Jesús también consuma la ley mediante la demostración de que el amor por él prescrito, llevado al límite, tendrá como consecuencia inevitable la muerte. Cumplir la ley de este modo también es, sin embargo, trascenderla: en lugar de tablas de piedra, ahora es la carne y la sangre, el cuerpo de un delincuente político que con la aceptación de su propia muerte por el bien de los otros ha llegado, de alguna manera, al otro lado de ella. La ley es abolida por su cumplimiento. Al encarnar la ley en su pura humanidad, Jesús también puede hablar a los gentiles que se hallan fuera de la jurisdicción mosaica.
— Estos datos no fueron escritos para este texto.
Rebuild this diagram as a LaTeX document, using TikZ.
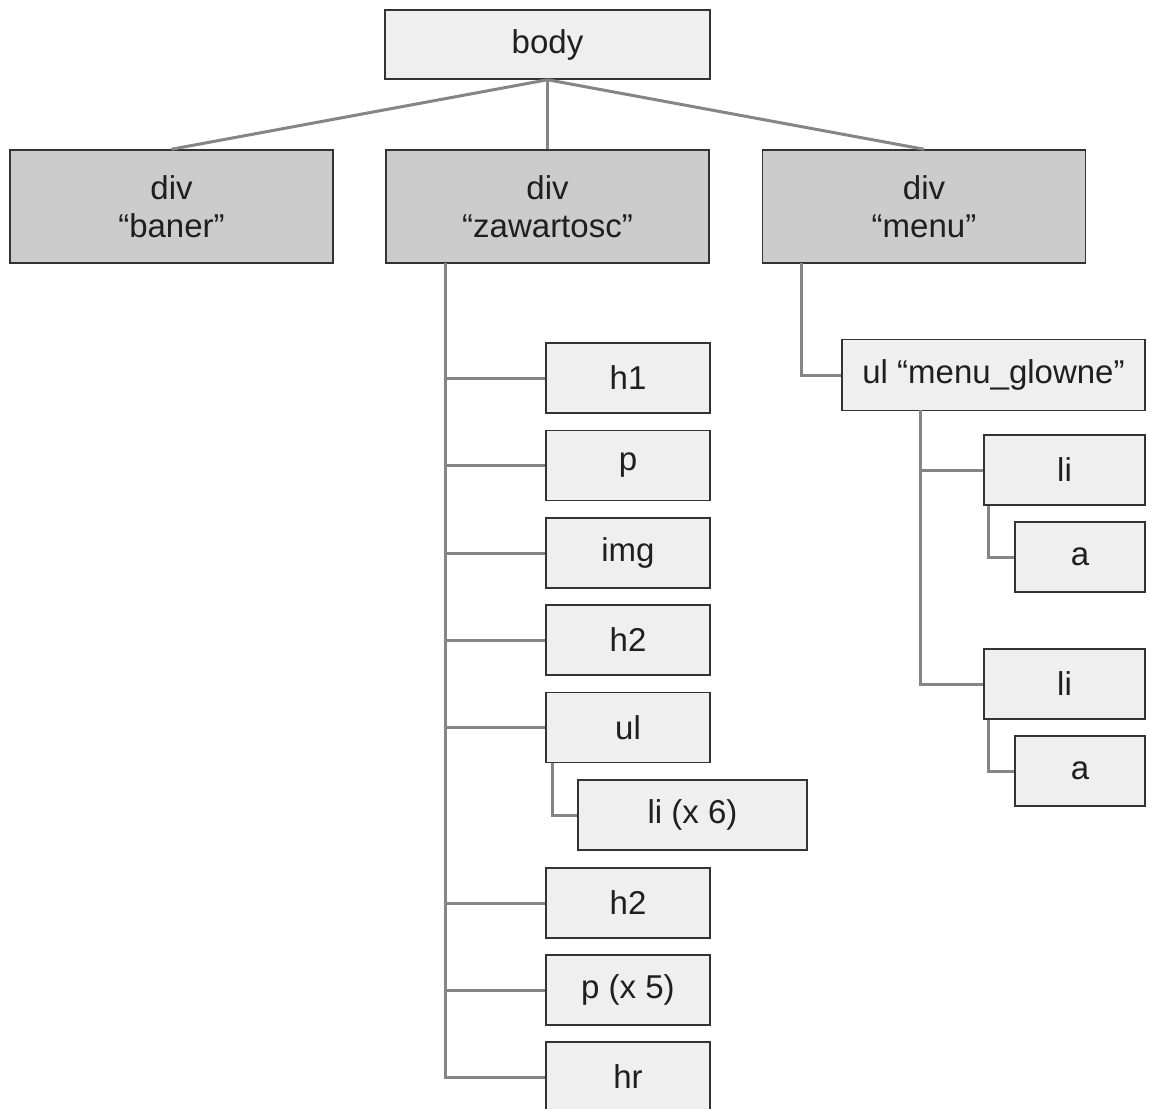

Es en este sentido en el que en definitiva prescinde de la ley en cuanto caduca; no en el sentido de desacatarla. Él, por ejemplo, parece haber aceptado las leyes judías sobre la pureza, como su encuentro con el leproso en el Evangelio de Marcos deja claro. Sólo hay uno o dos incidentes en los que puede haber violado la ley mosaica. Uno es su consejo a uno de los aspirantes a discípulo de «dejar que los muertos entierren a los muertos», una frase que había de impresionar a Karl Marx. El otro incidente es la curación de un tullido en el Sabbath. En sí misma probablemente no habría constituido una violación, pero, tras curar al sufriente, Jesús le manda de manera un tanto gratuita tomar su camilla y andar, lo cual es contrario a la prohibición de llevar nada a cuestas en el Sabbath. Sin embargo, dista de ser una infracción merecedora de la pena de muerte.

Por otro lado, a Jesús se le muestra por lo regular asociándose con pecadores, con lo cual se alude no solamente a los que ocasionalmente violan la ley, sino a los que la incumplen de manera flagrante y sistemática. La palabra «pecadores» está aquí próxima a «malvados», que para el Antiguo Testamento incluiría a quienes, como los recaudadores de impuestos (esto es, los agentes de aduanas), se aprovechan de los pobres. Jesús, pues, no sólo se deja ver junto a los moralmente frágiles; se codeaba con algunos personajes bastante depravados, y no exigía que abandonaran su depravación antes de sentarse a la mesa con él y disfrutar de su compañía. No les pide que dejen de pecar, hagan sacrificios por sus pecados y obedezcan la ley, y con esta omisión está posiblemente desafiando la autoridad de Moisés. De manera aún más escandalosa, permite que estos personajes de sórdida moral sepan que Dios los ama especialmente, lo cual dista de ser el mejor modo de reformarlos. Preferible sería sin duda que dejaran de ser depravados, pero deberían saber que Dios los ama tal como son. Uno no tiene que observar una conducta excelente para ganar el favor divino. De hecho, la parábola del rey que llena su boda de comensales no invitados puede interpretarse en el sentido de que quienes siguen a Jesús, aun cuando infrinjan la ley, tendrán prioridad sobre los convencionalmente probos (esto es, los que obedecen la ley) cuando llegue el momento de entrar en el reino de Dios. La ley había de conservarse; pero su conservación era menos importante que su propia misión. Era la fe en él mismo, no la conformidad con la ley, lo que aseguraba la salvación.